Vector space with x+y=xy, cx=x^c

Question

If $x+y=xy$ and $cx=x^c$ ($c$ is a real number) where $x,y$ posivitive. I want to prove that this can be a vector space for all $x,y>0$. Isn't there a problem with the axiom that states "For every $v \in V$, there exists an element $−v \in V$, called the additive inverse of $v$, such that $v + (−v) = 0$" because by the way that addition is defined $x+y=xy$ for every positive number x theatre element will be zero so that $x+0=x0=0$. Except if the "zero" is actually $1$ because $x+1=x$ and the additive invent will be $1/x$. $x+1/x=1$. Can somebody clear things a bit?

Answer 1

Perhaps using sum symbols for other operations can be confusing, so let's not do that.

Consider the set $V=\mathbb{R}^+_0$, i.e. the set of strict positive real numbers, and we now endow it with two operations:

• $\square: V\times V\rightarrow V:(x,y)\mapsto x\square y:=xy$
• $\cdot:\mathbb{R}\times V\rightarrow V:(c,x)\mapsto x^c$

We claim that $(\mathbb{R},V,\square,\cdot)$ is a real vector space. We'll check all axioms:

1. $(V,\square)$ is a commutative group: The neutral element of $\square$ is $1$, indeed, $1\square x=x=x\square 1$ for all $x\in V$. The inverse of $x\in V$ is given by $\frac{1}{x}$. Clearly $\square$ is associative and commutative. This shows that $(V,\square)$ is an abelian group (often the neutral element is denoted by $0$ for such groups, but we'll not do that here as the neutral element is $1$).
2. The operation $\cdot$ is a scalar product: $$c\cdot(x\square y):=c\cdot(xy)=(xy)^c=x^cy^c=(x^c)\square (y^c)=(c\cdot x)\square (c\cdot y)$$ $$(c+d)\cdot x= x^{c+d}=x^cx^d=(c\cdot x)\square (d\cdot x)$$ $$(cd)\cdot x=x^{cd}=(x^d)^c=c\cdot (x^d)=c\cdot(d\cdot x)$$ $$1\cdot x=x^1=x$$

Since all of this seems to work, we conclude that $(\mathbb{R},V,\square, \cdot)$ is a real vector space with the given operations.

So why was this confusing to you? It simply has to do with common notational conventions in mathematics. We often write $0$ for the neutral element in an abelian group, especially for the underlying group of a vector space. But even if you consider $\mathbb{R}^2$ as a vector space, $0$ actually denotes the vector $(0,0)$. The example above is more extreme in the sense that the actual neutral element $0$ is given by $1$.

Answer 2

In cases like this, it's a good idea to keep track of where each concept comes from.

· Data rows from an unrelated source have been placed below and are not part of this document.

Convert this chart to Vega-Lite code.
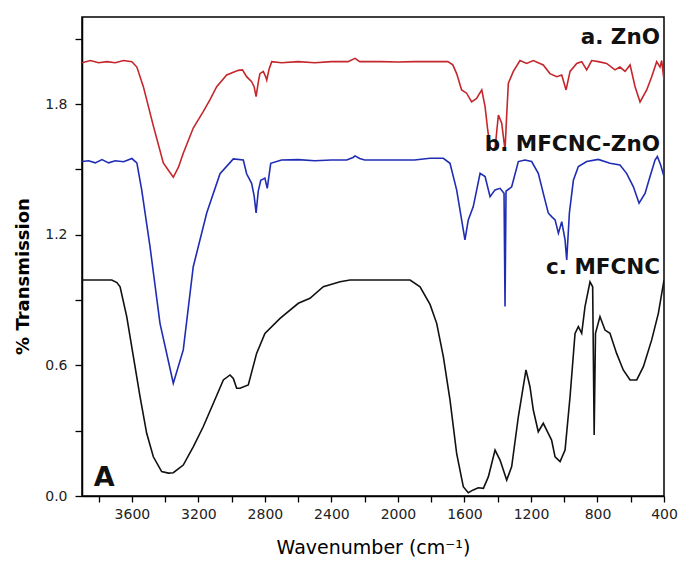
{
  "$schema": "https://vega.github.io/schema/vega-lite/v6.json",
  "width": 582,
  "height": 479,
  "autosize": {"type": "none"},
  "padding": {"left": 82, "top": 17, "right": 15, "bottom": 76},
  "background": "white",
  "config": {
    "view": {"stroke": "black", "strokeWidth": 1.5},
    "font": "DejaVu Sans",
    "axis": {"grid": false, "domainColor": "black", "tickColor": "black", "labelColor": "#222222", "titleColor": "black", "labelFont": "DejaVu Sans", "titleFont": "DejaVu Sans", "labelFontSize": 14, "titleFontSize": 18, "tickSize": 6, "domainWidth": 1.5, "tickWidth": 1.3}
  },
  "datasets": {
    "spectra": [
      {"s":"a","x":3900,"y":1.99},{"s":"a","x":3850,"y":2.0},{"s":"a","x":3800,"y":1.99},{"s":"a","x":3750,"y":1.995},{"s":"a","x":3700,"y":1.99},{"s":"a","x":3650,"y":2.0},{"s":"a","x":3600,"y":1.995},{"s":"a","x":3570,"y":1.97},{"s":"a","x":3531,"y":1.88},{"s":"a","x":3471,"y":1.70},{"s":"a","x":3411,"y":1.53},{"s":"a","x":3351,"y":1.464},{"s":"a","x":3320,"y":1.51},{"s":"a","x":3291,"y":1.574},{"s":"a","x":3231,"y":1.69},{"s":"a","x":3171,"y":1.765},{"s":"a","x":3130,"y":1.82},{"s":"a","x":3090,"y":1.88},{"s":"a","x":3030,"y":1.934},{"s":"a","x":2960,"y":1.955},{"s":"a","x":2935,"y":1.957},{"s":"a","x":2910,"y":1.926},{"s":"a","x":2880,"y":1.903},{"s":"a","x":2865,"y":1.88},{"s":"a","x":2853,"y":1.834},{"s":"a","x":2840,"y":1.90},{"s":"a","x":2830,"y":1.94},{"s":"a","x":2810,"y":1.95},{"s":"a","x":2795,"y":1.925},{"s":"a","x":2789,"y":1.91},{"s":"a","x":2775,"y":1.96},{"s":"a","x":2759,"y":1.995},{"s":"a","x":2700,"y":1.99},{"s":"a","x":2600,"y":1.995},{"s":"a","x":2500,"y":1.99},{"s":"a","x":2400,"y":1.995},{"s":"a","x":2300,"y":1.995},{"s":"a","x":2258,"y":2.01},{"s":"a","x":2230,"y":1.995},{"s":"a","x":2100,"y":1.995},{"s":"a","x":2000,"y":1.993},{"s":"a","x":1900,"y":1.995},{"s":"a","x":1800,"y":1.995},{"s":"a","x":1700,"y":1.995},{"s":"a","x":1670,"y":1.98},{"s":"a","x":1647,"y":1.94},{"s":"a","x":1617,"y":1.865},{"s":"a","x":1587,"y":1.85},{"s":"a","x":1557,"y":1.81},{"s":"a","x":1527,"y":1.826},{"s":"a","x":1496,"y":1.865},{"s":"a","x":1476,"y":1.788},{"s":"a","x":1460,"y":1.68},{"s":"a","x":1446,"y":1.605},{"s":"a","x":1430,"y":1.59},{"s":"a","x":1416,"y":1.597},{"s":"a","x":1396,"y":1.75},{"s":"a","x":1376,"y":1.712},{"s":"a","x":1356,"y":1.59},{"s":"a","x":1346,"y":1.75},{"s":"a","x":1336,"y":1.896},{"s":"a","x":1306,"y":1.95},{"s":"a","x":1266,"y":2.0},{"s":"a","x":1226,"y":1.987},{"s":"a","x":1186,"y":2.0},{"s":"a","x":1126,"y":1.98},{"s":"a","x":1086,"y":1.94},{"s":"a","x":1045,"y":1.926},{"s":"a","x":1015,"y":1.934},{"s":"a","x":989,"y":1.865},{"s":"a","x":965,"y":1.95},{"s":"a","x":925,"y":1.987},{"s":"a","x":895,"y":1.995},{"s":"a","x":865,"y":1.957},{"s":"a","x":835,"y":2.0},{"s":"a","x":795,"y":1.995},{"s":"a","x":745,"y":1.987},{"s":"a","x":695,"y":1.957},{"s":"a","x":665,"y":1.97},{"s":"a","x":634,"y":1.95},{"s":"a","x":604,"y":1.98},{"s":"a","x":574,"y":1.88},{"s":"a","x":544,"y":1.81},{"s":"a","x":504,"y":1.865},{"s":"a","x":474,"y":1.926},{"s":"a","x":444,"y":1.995},{"s":"a","x":424,"y":1.97},{"s":"a","x":414,"y":2.0},{"s":"a","x":400,"y":1.91},
      {"s":"b","x":3900,"y":1.536},{"s":"b","x":3860,"y":1.54},{"s":"b","x":3820,"y":1.53},{"s":"b","x":3780,"y":1.545},{"s":"b","x":3740,"y":1.53},{"s":"b","x":3700,"y":1.54},{"s":"b","x":3650,"y":1.535},{"s":"b","x":3600,"y":1.55},{"s":"b","x":3570,"y":1.53},{"s":"b","x":3541,"y":1.406},{"s":"b","x":3491,"y":1.145},{"s":"b","x":3431,"y":0.793},{"s":"b","x":3351,"y":0.518},{"s":"b","x":3291,"y":0.671},{"s":"b","x":3231,"y":1.053},{"s":"b","x":3150,"y":1.30},{"s":"b","x":3070,"y":1.48},{"s":"b","x":2990,"y":1.548},{"s":"b","x":2930,"y":1.543},{"s":"b","x":2910,"y":1.48},{"s":"b","x":2880,"y":1.436},{"s":"b","x":2865,"y":1.38},{"s":"b","x":2853,"y":1.30},{"s":"b","x":2840,"y":1.40},{"s":"b","x":2825,"y":1.45},{"s":"b","x":2800,"y":1.46},{"s":"b","x":2786,"y":1.413},{"s":"b","x":2765,"y":1.528},{"s":"b","x":2700,"y":1.543},{"s":"b","x":2600,"y":1.545},{"s":"b","x":2500,"y":1.54},{"s":"b","x":2400,"y":1.543},{"s":"b","x":2308,"y":1.543},{"s":"b","x":2270,"y":1.555},{"s":"b","x":2258,"y":1.562},{"s":"b","x":2230,"y":1.55},{"s":"b","x":2200,"y":1.543},{"s":"b","x":2000,"y":1.543},{"s":"b","x":1900,"y":1.543},{"s":"b","x":1807,"y":1.551},{"s":"b","x":1727,"y":1.551},{"s":"b","x":1687,"y":1.528},{"s":"b","x":1647,"y":1.406},{"s":"b","x":1617,"y":1.268},{"s":"b","x":1597,"y":1.176},{"s":"b","x":1577,"y":1.268},{"s":"b","x":1547,"y":1.329},{"s":"b","x":1506,"y":1.482},{"s":"b","x":1476,"y":1.467},{"s":"b","x":1446,"y":1.375},{"s":"b","x":1416,"y":1.406},{"s":"b","x":1386,"y":1.413},{"s":"b","x":1362,"y":1.39},{"s":"b","x":1356,"y":0.87},{"s":"b","x":1350,"y":1.40},{"s":"b","x":1316,"y":1.42},{"s":"b","x":1276,"y":1.536},{"s":"b","x":1236,"y":1.543},{"s":"b","x":1196,"y":1.536},{"s":"b","x":1156,"y":1.482},{"s":"b","x":1116,"y":1.36},{"s":"b","x":1096,"y":1.30},{"s":"b","x":1076,"y":1.283},{"s":"b","x":1055,"y":1.268},{"s":"b","x":1035,"y":1.207},{"s":"b","x":1015,"y":1.26},{"s":"b","x":995,"y":1.176},{"s":"b","x":985,"y":1.084},{"s":"b","x":969,"y":1.30},{"s":"b","x":945,"y":1.45},{"s":"b","x":915,"y":1.513},{"s":"b","x":865,"y":1.536},{"s":"b","x":795,"y":1.546},{"s":"b","x":725,"y":1.528},{"s":"b","x":665,"y":1.52},{"s":"b","x":625,"y":1.482},{"s":"b","x":584,"y":1.42},{"s":"b","x":550,"y":1.345},{"s":"b","x":514,"y":1.39},{"s":"b","x":484,"y":1.467},{"s":"b","x":454,"y":1.543},{"s":"b","x":440,"y":1.559},{"s":"b","x":420,"y":1.52},{"s":"b","x":400,"y":1.467},
      {"s":"c","x":3900,"y":0.992},{"s":"c","x":3800,"y":0.992},{"s":"c","x":3721,"y":0.992},{"s":"c","x":3690,"y":0.98},{"s":"c","x":3671,"y":0.961},{"s":"c","x":3631,"y":0.824},{"s":"c","x":3591,"y":0.64},{"s":"c","x":3551,"y":0.456},{"s":"c","x":3511,"y":0.288},{"s":"c","x":3471,"y":0.18},{"s":"c","x":3421,"y":0.112},{"s":"c","x":3380,"y":0.105},{"s":"c","x":3351,"y":0.107},{"s":"c","x":3291,"y":0.142},{"s":"c","x":3231,"y":0.226},{"s":"c","x":3171,"y":0.318},{"s":"c","x":3110,"y":0.426},{"s":"c","x":3050,"y":0.533},{"s":"c","x":3010,"y":0.556},{"s":"c","x":2990,"y":0.54},{"s":"c","x":2970,"y":0.495},{"s":"c","x":2950,"y":0.495},{"s":"c","x":2900,"y":0.51},{"s":"c","x":2850,"y":0.655},{"s":"c","x":2800,"y":0.747},{"s":"c","x":2709,"y":0.816},{"s":"c","x":2599,"y":0.885},{"s":"c","x":2529,"y":0.908},{"s":"c","x":2449,"y":0.961},{"s":"c","x":2348,"y":0.984},{"s":"c","x":2288,"y":0.992},{"s":"c","x":2100,"y":0.992},{"s":"c","x":1927,"y":0.992},{"s":"c","x":1867,"y":0.961},{"s":"c","x":1807,"y":0.88},{"s":"c","x":1767,"y":0.793},{"s":"c","x":1727,"y":0.64},{"s":"c","x":1687,"y":0.441},{"s":"c","x":1647,"y":0.196},{"s":"c","x":1607,"y":0.043},{"s":"c","x":1577,"y":0.015},{"s":"c","x":1547,"y":0.028},{"s":"c","x":1517,"y":0.038},{"s":"c","x":1486,"y":0.035},{"s":"c","x":1456,"y":0.089},{"s":"c","x":1416,"y":0.211},{"s":"c","x":1386,"y":0.165},{"s":"c","x":1346,"y":0.073},{"s":"c","x":1316,"y":0.135},{"s":"c","x":1276,"y":0.364},{"s":"c","x":1230,"y":0.579},{"s":"c","x":1206,"y":0.502},{"s":"c","x":1186,"y":0.395},{"s":"c","x":1156,"y":0.295},{"s":"c","x":1126,"y":0.334},{"s":"c","x":1096,"y":0.288},{"s":"c","x":1076,"y":0.257},{"s":"c","x":1055,"y":0.18},{"s":"c","x":1025,"y":0.158},{"s":"c","x":995,"y":0.211},{"s":"c","x":965,"y":0.456},{"s":"c","x":935,"y":0.747},{"s":"c","x":915,"y":0.778},{"s":"c","x":895,"y":0.747},{"s":"c","x":875,"y":0.87},{"s":"c","x":845,"y":0.984},{"s":"c","x":829,"y":0.961},{"s":"c","x":820,"y":0.28},{"s":"c","x":812,"y":0.747},{"s":"c","x":785,"y":0.824},{"s":"c","x":755,"y":0.762},{"s":"c","x":725,"y":0.747},{"s":"c","x":685,"y":0.655},{"s":"c","x":645,"y":0.579},{"s":"c","x":604,"y":0.533},{"s":"c","x":564,"y":0.533},{"s":"c","x":524,"y":0.594},{"s":"c","x":474,"y":0.717},{"s":"c","x":434,"y":0.839},{"s":"c","x":400,"y":0.992}
    ],
    "labels": [
      {"t":"a. ZnO","x":424,"y":2.104},
      {"t":"b. MFCNC-ZnO","x":424,"y":1.612},
      {"t":"c. MFCNC","x":424,"y":1.047}
    ],
    "panel": [
      {"t":"A","x":3830,"y":0.083}
    ]
  },
  "encoding": {
    "x": {"field": "x", "type": "quantitative", "scale": {"domain": [3900, 400], "nice": false},
      "axis": {"values": [3800,3600,3400,3200,3000,2800,2600,2400,2200,2000,1800,1600,1400,1200,1000,800,600,400], "format": "d",
        "labelOpacity": {"condition": {"test": "datum.value % 400 === 0", "value": 1}, "value": 0},
        "labelPadding": 5, "labelFlush": false, "labelOverlap": false,
        "title": "Wavenumber (cm⁻¹)", "titlePadding": 17, "titleFontWeight": "normal", "titleFontSize": 19}},
    "y": {"field": "y", "type": "quantitative", "scale": {"domain": [0, 2.2], "nice": false, "zero": false},
      "axis": {"values": [0,0.3,0.6,0.9,1.2,1.5,1.8,2.1], "format": ".1f",
        "labelOpacity": {"condition": {"test": "abs(datum.value / 0.6 - round(datum.value / 0.6)) < 0.01", "value": 1}, "value": 0},
        "tickSize": 7, "labelPadding": 8, "labelFlush": false, "labelOverlap": false,
        "title": "% Transmission", "titlePadding": 12, "titleFontWeight": "bold", "titleFontSize": 18, "titleY": 259}}
  },
  "layer": [
    {
      "data": {"name": "spectra"},
      "mark": {"type": "line", "strokeWidth": 1.6, "clip": true},
      "encoding": {
        "color": {"field": "s", "type": "nominal", "scale": {"domain": ["a","b","c"], "range": ["#c4262b","#1f2db4","#111111"]}, "legend": null},
        "detail": {"field": "s"}
      }
    },
    {
      "data": {"name": "labels"},
      "mark": {"type": "text", "align": "right", "baseline": "middle", "fontSize": 21.5, "fontWeight": "bold", "color": "#111111", "font": "DejaVu Sans"},
      "encoding": {
        "text": {"field": "t"}
      }
    },
    {
      "data": {"name": "panel"},
      "mark": {"type": "text", "align": "left", "baseline": "middle", "fontSize": 27, "fontWeight": "bold", "color": "#111111", "font": "DejaVu Sans"},
      "encoding": {
        "text": {"field": "t"}
      }
    }
  ]
}
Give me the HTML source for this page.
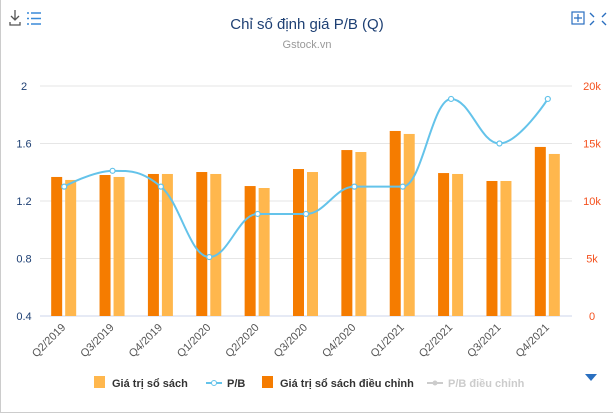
<!DOCTYPE html>
<html><head><meta charset="utf-8"><style>
body{margin:0;background:#fff;}
#wrap{position:relative;width:612px;height:412px;border:1px solid #ccc;border-top:none;border-right:none;overflow:hidden;font-family:"Liberation Sans",sans-serif;}
</style></head><body>
<div id="wrap">
<svg id="svg" width="614" height="414" style="position:absolute;left:-1px;top:0">
<g stroke="#555" fill="none" stroke-width="1.3"><path d="M15 10v10M11 16l4 4 4-4M10 22v3h10v-3"/></g>
<g stroke="#3a8ad8" stroke-width="1.5"><path d="M27 13h2M31 13h10M27 18.5h2M31 18.5h10M27 24h2M31 24h10"/></g>
<g stroke="#2a6fc0" fill="none" stroke-width="1.2"><rect x="572" y="12" width="12" height="12"/><path d="M578 14v8M574 18h8"/></g>
<g stroke="#2a6fc0" stroke-width="1.4" fill="none"><path d="M590 13l4 4M606 13l-4 4M590 25l4-4M606 25l-4-4"/></g>
<text x="307" y="29" text-anchor="middle" font-size="15" fill="#1d3f73">Chỉ số định giá P/B (Q)</text>
<text x="307" y="48" text-anchor="middle" font-size="11" fill="#999">Gstock.vn</text>
<g id="grid"></g><g id="bars"></g><g id="line"></g><g id="labels"></g>
<g font-size="11" font-weight="bold">
<g><rect x="94" y="376" width="11" height="12" fill="#ffb74d"/><text x="112" y="387" fill="#333">Giá trị sổ sách</text></g>
<g><line x1="206" y1="383" x2="222" y2="383" stroke="#64c3ea" stroke-width="2"/><circle cx="214" cy="383" r="2.5" fill="#fff" stroke="#64c3ea"/><text x="227" y="387" fill="#333">P/B</text></g>
<g><rect x="262" y="376" width="11" height="12" fill="#f57c00"/><text x="280" y="387" fill="#333">Giá trị sổ sách điều chỉnh</text></g>
<g><line x1="427" y1="383" x2="443" y2="383" stroke="#ccc" stroke-width="2"/><circle cx="435" cy="383" r="2.5" fill="#ccc"/><text x="448" y="387" fill="#ccc">P/B điều chỉnh</text></g>
</g>
<path d="M585 374h12l-6 7z" fill="#2a6fc0"/>
</svg></div>
<script>
const categories=["Q2/2019","Q3/2019","Q4/2019","Q1/2020","Q2/2020","Q3/2020","Q4/2020","Q1/2021","Q2/2021","Q3/2021","Q4/2021"];
const bookValue=[11830,12090,12350,12350,11130,12520,14260,15830,12350,11740,14090];
const adjBookValue=[12090,12260,12350,12520,11300,12780,14430,16090,12430,11740,14700];
const pb=[1.30,1.41,1.30,0.81,1.11,1.11,1.30,1.30,1.91,1.60,1.91];
const leftTicks=["0.4","0.8","1.2","1.6","2"];
const leftTickVals=[0.4,0.8,1.2,1.6,2];
const rightTicks=["0","5k","10k","15k","20k"];
const rightTickVals=[0,5000,10000,15000,20000];
const NS="http://www.w3.org/2000/svg";
const X0=40,X1=572,Y0=316,Y1=86;
const bw=(X1-X0)/categories.length;
const xc=i=>X0+bw*(i+0.5);
const yL=v=>Y0-(v-0.4)/1.6*(Y0-Y1);
const yR=v=>Y0-v/20000*(Y0-Y1);
function mk(t,a,p){const e=document.createElementNS(NS,t);for(const k in a)e.setAttribute(k,a[k]);p.appendChild(e);return e;}
const grid=document.getElementById('grid');
leftTickVals.forEach((v,i)=>{
 const l=mk('line',{x1:X0,x2:X1,y1:yL(v),y2:yL(v),stroke:i==0?'#ccd6eb':'#e6e6e6'},grid);
 
 
 const t=mk('text',{x:24,y:yL(v)+4,'text-anchor':'middle','font-size':11,fill:'#1d3f73'},grid);t.textContent=leftTicks[i];
 
 
});
rightTickVals.forEach((v,i)=>{
 const t=mk('text',{x:592,y:yR(v)+4,'text-anchor':'middle','font-size':11,fill:'#f4511e'},grid);t.textContent=rightTicks[i];
 
 
});
const bars=document.getElementById('bars'),labels=document.getElementById('labels');
categories.forEach((c,i)=>{
 const cx=xc(i);
 const r1=mk('rect',{x:cx-13,y:yR(adjBookValue[i]),width:11,height:Y0-yR(adjBookValue[i]),fill:'#f57c00'},bars);
 
 
 const r2=mk('rect',{x:cx+1,y:yR(bookValue[i]),width:11,height:Y0-yR(bookValue[i]),fill:'#ffb74d'},bars);
 
 
 const t=mk('text',{x:cx+2,y:Y0+12,'text-anchor':'end','font-size':11,fill:'#555',transform:`rotate(-45 ${cx+2} ${Y0+12})`},labels);
 t.textContent=c;
 
 
});
const pts=pb.map((v,i)=>[xc(i),yL(v)]);
// Highcharts-style spline control points
const sm=1.5,den=sm+1;
const ctrl=pts.map((p,i)=>{
 if(i==0||i==pts.length-1)return null;
 const a=pts[i-1],b=pts[i+1];
 let lx=(sm*p[0]+a[0])/den,ly=(sm*p[1]+a[1])/den,rx=(sm*p[0]+b[0])/den,ry=(sm*p[1]+b[1])/den;
 const corr=((ry-ly)*(rx-p[0]))/(rx-lx)+p[1]-ry;
 ly+=corr;ry+=corr;
 if(ly>a[1]&&ly>p[1]){ly=Math.max(a[1],p[1]);ry=2*p[1]-ly;}
 else if(ly<a[1]&&ly<p[1]){ly=Math.min(a[1],p[1]);ry=2*p[1]-ly;}
 if(ry>b[1]&&ry>p[1]){ry=Math.max(b[1],p[1]);ly=2*p[1]-ry;}
 else if(ry<b[1]&&ry<p[1]){ry=Math.min(b[1],p[1]);ly=2*p[1]-ry;}
 return {lx,ly,rx,ry};
});
let d=`M${pts[0][0]} ${pts[0][1]}`;
for(let i=1;i<pts.length;i++){
 const pc=ctrl[i-1],cc=ctrl[i];
 const c1=pc?[pc.rx,pc.ry]:pts[i-1];
 const c2=cc?[cc.lx,cc.ly]:pts[i];
 d+=` C${c1[0]} ${c1[1]} ${c2[0]} ${c2[1]} ${pts[i][0]} ${pts[i][1]}`;
}
const lineG=document.getElementById('line');
const path=mk('path',{d:d,fill:'none',stroke:'#64c3ea','stroke-width':2},lineG);


pts.forEach((p,i)=>{
 const c=mk('circle',{cx:p[0],cy:p[1],r:2.5,fill:'#fff',stroke:'#64c3ea','stroke-width':1.2},lineG);
 
 
});
</script>
</body></html>
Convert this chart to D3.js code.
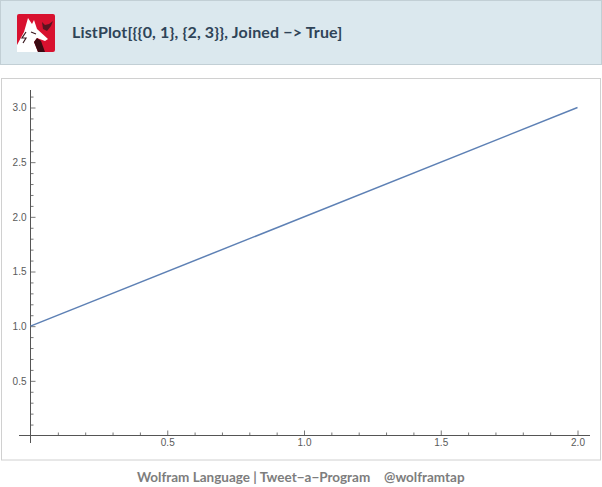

For instance, the number $1$ is called that way because of how it behaves with respect to multiplication in $\Bbb R$, while $0$ is named for how it behaves with respect to regular addition.

On the other hand, in any vector space, the vector $\vec0$ is named that way because of how it behaves with respect to the defined vector addition. In this vector space, vector addition is regular multiplication, so $\vec0$ is $1$.

If you, for each operation or element named for some property it has like $1$ or $0$, are very clear on which structure it's part of (for instance by writing $\vec 0$ instead of $0$ for the zero vector, writing $\vec+$ instead of $+$ for the vector addition, $\vec\cdot$ for the scalar multiplication and $\vec -$ for vector inversion), it's a lot easier to see what's going on.